Depending on his friends, being the one to organize his birthday party is actually a great gift. I organized a goofy scavenger hunt my boyfriend and his buds on the four-month mark. It was a biggie -- his 30th -- and he loved it. (He hadn't said "I love you" yet, but it slipped out as a result of this party.)

If you, too, love tracking down hard to find gifts, this is the time that you can start showing that you're putting a lot of effort into his gift. eBay can be a powerful aphrodisiac.

... 712 Months After You Meet:
By now, it should be pretty clear to most that you are, indeed, a couple. The romance hasn't faded, and maybe you're in that sweet nesting period where you can offer just to cook him his favorite dinner and stay in, glad that you don't have to stress out about birthdays anymore. Gift-wise, it's now OK to give him "holy crap!" things like that iPad. He can't be too freaked if he's stuck around this long.
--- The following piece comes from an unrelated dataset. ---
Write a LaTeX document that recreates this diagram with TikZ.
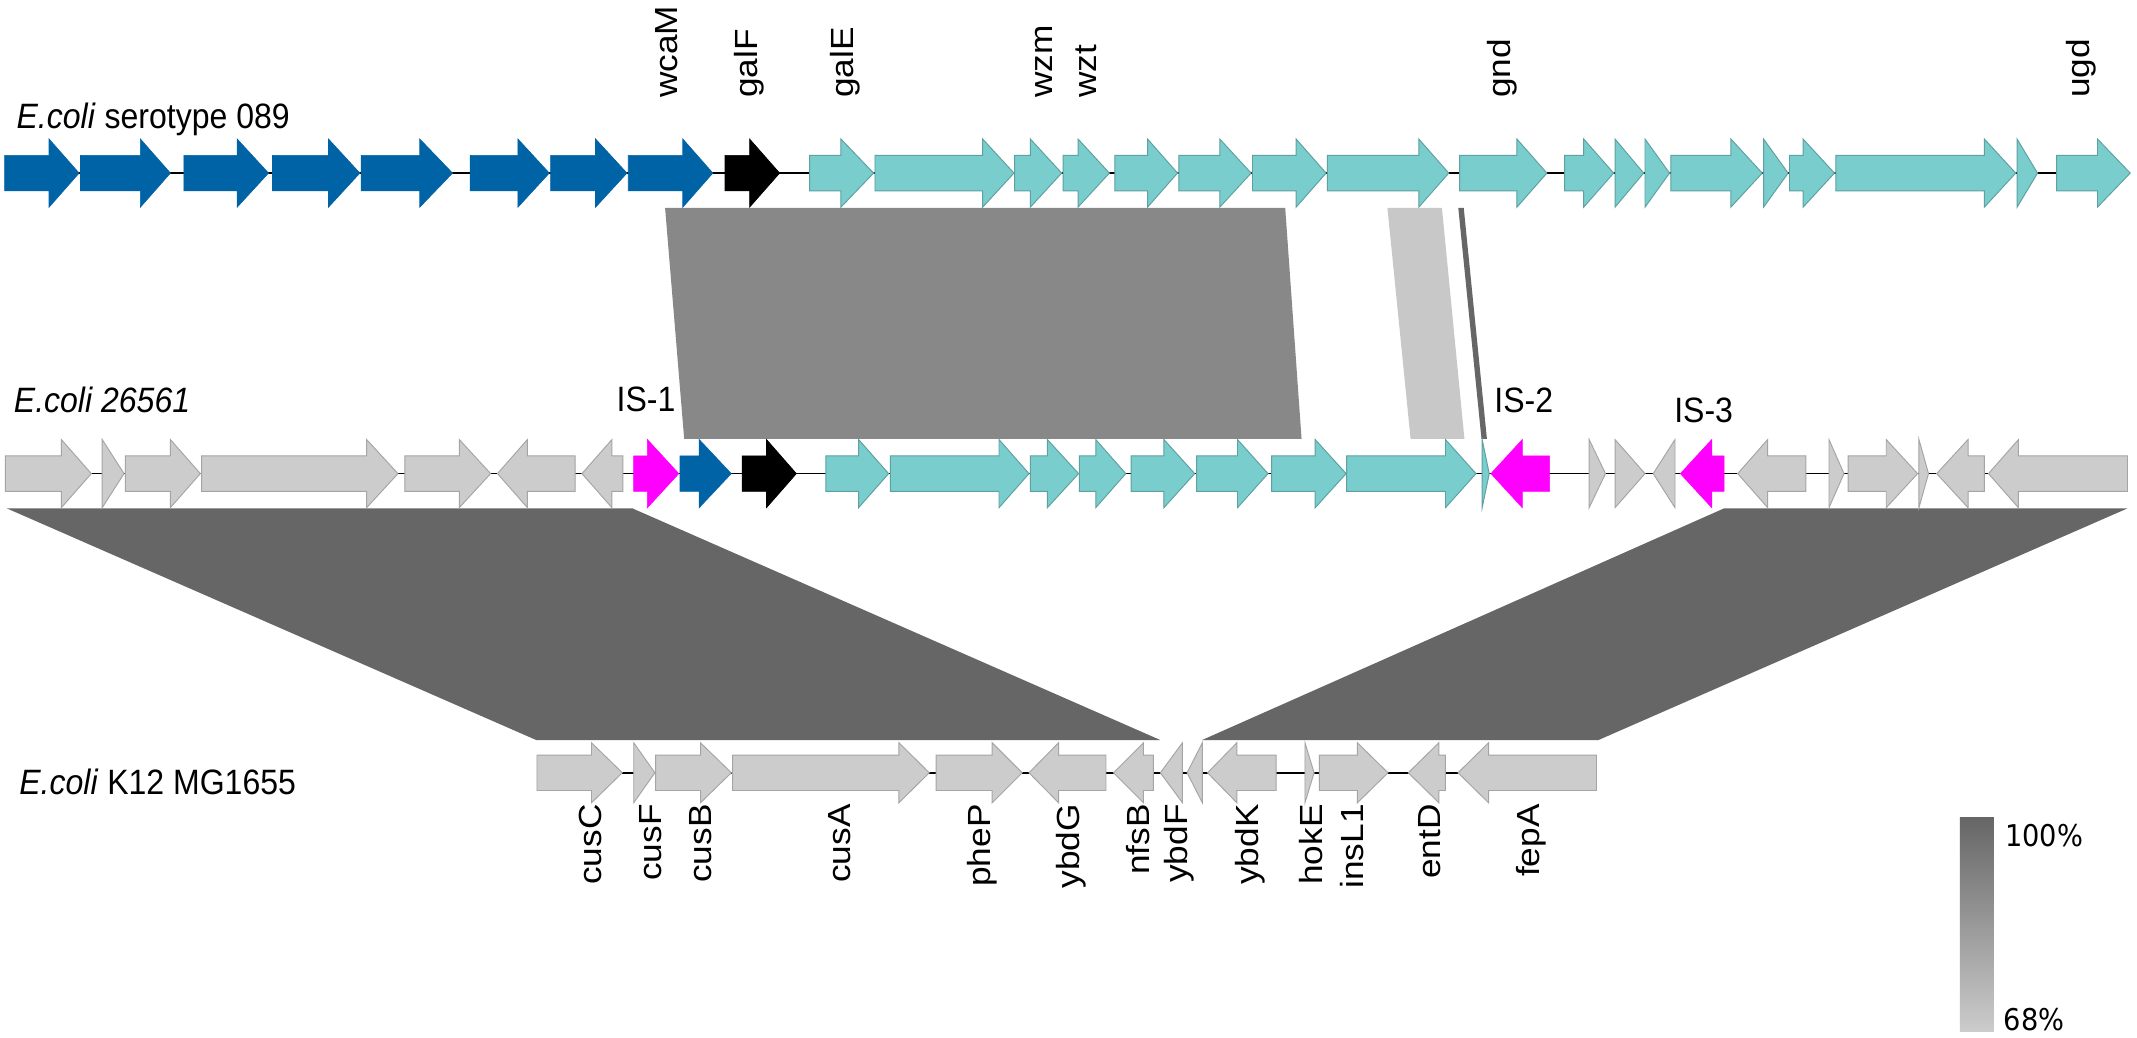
\documentclass[tikz,border=0pt]{standalone}
\usepackage{fontspec}
\usepackage{graphicx}
\setmainfont{Liberation Sans}
\newfontfamily\cbfont{DejaVu Sans}
\definecolor{genecyan}{RGB}{121,205,205}
\definecolor{cyanedge}{RGB}{95,160,160}
\definecolor{geneblue}{RGB}{0,99,166}
\definecolor{genegray}{RGB}{204,204,204}
\definecolor{grayedge}{RGB}{165,165,165}
\definecolor{linkA}{RGB}{136,136,136}
\definecolor{linkB}{RGB}{200,200,200}
\definecolor{linkC}{RGB}{102,102,102}
\definecolor{linkD}{RGB}{102,102,102}
\definecolor{ismag}{RGB}{255,0,255}
\newcommand\headh{25}
\newcommand\bodyh{13}
\newcommand\stretchf{1.1}
% forward gene: style, start, head base, tip, y
\newcommand\genef[5]{\filldraw[#1] (#2,#5-\bodyh) -- (#3,#5-\bodyh) -- (#3,#5-\headh) -- (#4,#5) -- (#3,#5+\headh) -- (#3,#5+\bodyh) -- (#2,#5+\bodyh) -- cycle;}
% reverse gene: style, tip, head base, end, y
\newcommand\gener[5]{\filldraw[#1] (#2,#5) -- (#3,#5-\headh) -- (#3,#5-\bodyh) -- (#4,#5-\bodyh) -- (#4,#5+\bodyh) -- (#3,#5+\bodyh) -- (#3,#5+\headh) -- cycle;}
\newcommand\labsize{\fontsize{23.5}{28}\selectfont}
% text stretched vertically on the page
\newcommand\htext[1]{\scalebox{1}[\stretchf]{#1}}
% rotated text stretched along its length
\newcommand\vtext[1]{\scalebox{\stretchf}[1]{#1}}
\begin{document}
\begin{tikzpicture}[x=1pt,y=-1pt,
  blueg/.style={fill=geneblue,draw=geneblue,line width=0.5pt},
  cyang/.style={fill=genecyan,draw=cyanedge,line width=0.7pt},
  grayg/.style={fill=genegray,draw=grayedge,line width=0.7pt},
  blackg/.style={fill=black,draw=black,line width=0.5pt},
  magg/.style={fill=ismag,draw=ismag,line width=0.5pt},
  backbone/.style={draw=black,line width=1.3pt},
  toplab/.style={rotate=90,anchor=west,inner sep=0pt,font=\labsize},
  botlab/.style={rotate=90,anchor=east,inner sep=0pt,font=\labsize},
  islab/.style={inner sep=0pt,font=\labsize},
  tracklab/.style={anchor=base west,inner sep=0pt,font=\labsize},
  cblab/.style={anchor=west,inner sep=0pt,font=\cbfont\fontsize{20}{24}\selectfont}]
\useasboundingbox (0,0) rectangle (1568,761);
\fill[white] (0,0) rectangle (1568,761);

% ---------- links ----------
\fill[linkA] (488,152.6) -- (943,152.6) -- (955,322) -- (502,322) -- cycle;
\fill[linkB] (1018,152.6) -- (1058,152.6) -- (1074.5,322) -- (1035,322) -- cycle;
\fill[linkC] (1070,152.6) -- (1074,152.6) -- (1091,322) -- (1087,322) -- cycle;
\fill[linkD] (5,373) -- (464,373) -- (851.4,543) -- (393.5,543) -- cycle;
\fill[linkD] (1265,373) -- (1561,373) -- (1172.8,543) -- (882,543) -- cycle;

% ---------- track 1 : E.coli serotype 089 ----------
\node[tracklab] (t1) at (12,94) {\htext{\textit{E.coli} serotype 089}};
\draw[backbone] (4,127) -- (1562,127);
\genef{blueg}{3.4}{36}{58}{127}
\genef{blueg}{59}{103}{125}{127}
\genef{blueg}{135}{174}{197}{127}
\genef{blueg}{200}{241}{264}{127}
\genef{blueg}{265}{308}{332}{127}
\genef{blueg}{345}{380}{403}{127}
\genef{blueg}{404}{437}{460}{127}
\genef{blueg}{461}{501}{523}{127}
\genef{blackg}{532}{550}{572}{127}
\genef{cyang}{594}{617}{641}{127}
\genef{cyang}{642}{721}{744}{127}
\genef{cyang}{744.5}{756}{779}{127}
\genef{cyang}{780}{791}{814}{127}
\genef{cyang}{818}{842}{864}{127}
\genef{cyang}{865}{895}{918}{127}
\genef{cyang}{919}{951}{973}{127}
\genef{cyang}{974}{1041}{1063}{127}
\genef{cyang}{1071}{1113}{1135}{127}
\genef{cyang}{1148}{1162}{1184}{127}
\genef{cyang}{1185}{1185}{1206}{127}
\genef{cyang}{1207}{1207}{1225}{127}
\genef{cyang}{1226}{1270}{1293}{127}
\genef{cyang}{1294}{1294}{1312}{127}
\genef{cyang}{1313}{1323}{1346}{127}
\genef{cyang}{1347}{1456}{1479}{127}
\genef{cyang}{1480}{1480}{1495}{127}
\genef{cyang}{1509}{1539}{1563}{127}
\node[toplab] (wcaM) at (489,72) {\vtext{wcaM}};
\node[toplab] (galF) at (550,72) {\vtext{galF}};
\node[toplab] (galE) at (620,72) {\vtext{galE}};
\node[toplab] (wzm) at (766,72) {\vtext{wzm}};
\node[toplab] (wzt) at (797,72) {\vtext{wzt}};
\node[toplab] (gnd) at (1102,72) {\vtext{gnd}};
\node[toplab] (ugd) at (1527,72) {\vtext{ugd}};

% ---------- track 2 : E.coli 26561 ----------
\node[tracklab] (t2) at (10,303) {\htext{\textit{E.coli 26561}}};
\draw[backbone] (5,347.5) -- (1560,347.5);
\genef{grayg}{4}{45}{67}{347.5}
\genef{grayg}{75}{75}{91}{347.5}
\genef{grayg}{92}{125}{147}{347.5}
\genef{grayg}{148}{269}{292}{347.5}
\genef{grayg}{297}{337}{360}{347.5}
\gener{grayg}{365}{387}{422}{347.5}
\gener{grayg}{427}{449}{457}{347.5}
\genef{magg}{465}{475}{498}{347.5}
\genef{blueg}{499}{513}{536.5}{347.5}
\genef{blackg}{544.6}{562.4}{584.3}{347.5}
\genef{cyang}{606}{630}{652}{347.5}
\genef{cyang}{653.3}{733}{755}{347.5}
\genef{cyang}{756}{768.5}{791.4}{347.5}
\genef{cyang}{792}{804}{826}{347.5}
\genef{cyang}{830}{854}{876.6}{347.5}
\genef{cyang}{878}{908}{930.4}{347.5}
\genef{cyang}{933}{965}{987.7}{347.5}
\genef{cyang}{988}{1060.6}{1083}{347.5}
\genef{cyang}{1087.5}{1087.5}{1092.7}{347.5}
\gener{magg}{1094}{1117}{1137}{347.5}
\genef{grayg}{1166}{1166}{1178}{347.5}
\genef{grayg}{1185}{1185}{1207}{347.5}
\gener{grayg}{1213}{1229}{1229}{347.5}
\gener{magg}{1233}{1256}{1265}{347.5}
\gener{grayg}{1275}{1297}{1325}{347.5}
\genef{grayg}{1342}{1342}{1353}{347.5}
\genef{grayg}{1356}{1384}{1407}{347.5}
\genef{grayg}{1408}{1408}{1415}{347.5}
\gener{grayg}{1421}{1444}{1456}{347.5}
\gener{grayg}{1459}{1481}{1561}{347.5}
\node[islab] (is1) at (474,293) {\htext{IS-1}};
\node[islab] (is2) at (1118,294) {\htext{IS-2}};
\node[islab] (is3) at (1250,301) {\htext{IS-3}};

% ---------- track 3 : E.coli K12 MG1655 ----------
\renewcommand\headh{22}
\node[tracklab] (t3) at (14,583) {\htext{\textit{E.coli} K12 MG1655}};
\draw[backbone] (395,567) -- (1170,567);
\genef{grayg}{394}{434}{456.6}{567}
\genef{grayg}{465}{465}{480.5}{567}
\genef{grayg}{481}{514}{536.6}{567}
\genef{grayg}{537.5}{659.6}{681.8}{567}
\genef{grayg}{686.8}{728}{750}{567}
\gener{grayg}{755}{776.7}{811.5}{567}
\gener{grayg}{817}{839}{846.3}{567}
\gener{grayg}{851.4}{867.6}{867.6}{567}
\gener{grayg}{871}{882.2}{882.2}{567}
\gener{grayg}{886}{907.5}{936.4}{567}
\genef{grayg}{957.5}{957.5}{964.2}{567}
\genef{grayg}{968}{996}{1018.4}{567}
\gener{grayg}{1033.3}{1055.7}{1060.5}{567}
\gener{grayg}{1069.8}{1092.2}{1171.4}{567}
\node[botlab] (cusC) at (433.6,590) {\vtext{cusC}};
\node[botlab] (cusF) at (477.7,590) {\vtext{cusF}};
\node[botlab] (cusB) at (514.2,590) {\vtext{cusB}};
\node[botlab] (cusA) at (615.8,590) {\vtext{cusA}};
\node[botlab] (pheP) at (720.5,590) {\vtext{pheP}};
\node[botlab] (ybdG) at (785.7,590) {\vtext{ybdG}};
\node[botlab] (nfsB) at (835,590) {\vtext{nfsB}};
\node[botlab] (ybdF) at (865,590) {\vtext{ybdF}};
\node[botlab] (ybdK) at (917.3,590) {\vtext{ybdK}};
\node[botlab] (hokE) at (962.2,590) {\vtext{hokE}};
\node[botlab] (insL1) at (992,590) {\vtext{insL1}};
\node[botlab] (entD) at (1049.3,590) {\vtext{entD}};
\node[botlab] (fepA) at (1123.7,590) {\vtext{fepA}};

% ---------- colour scale ----------
\shade[top color=linkC,bottom color=genegray] (1438,600) rectangle (1463,757);
\node[cblab] (c100) at (1471,613) {\htext{100\%}};
\node[cblab] (c68) at (1470,748) {\htext{68\%}};
\end{tikzpicture}
\end{document}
... More Than a Year After You Meet:
You've spent a whole year to getting to know him and (hopefully) falling in love. If you're committed to each other for the foreseeable future and, of course, the budget permits -- get out of town together.

If you'd rather give him something more tangible, well, you know him better than I do at this point. If you don't know of something he'd absolutely love or are not willing to get creative and figure out what that is, then the best present you could give him is breaking up.

In sum, the old adage that it's "the thought that counts" should be your guiding principle. It's important to make sure said "thought" isn't a slightly psychotic one. But, as we all know, money can't buy love or happiness, so just being your wonderful, loving self, should be gift enough. Some of the best gifts I've ever given were absolutely free.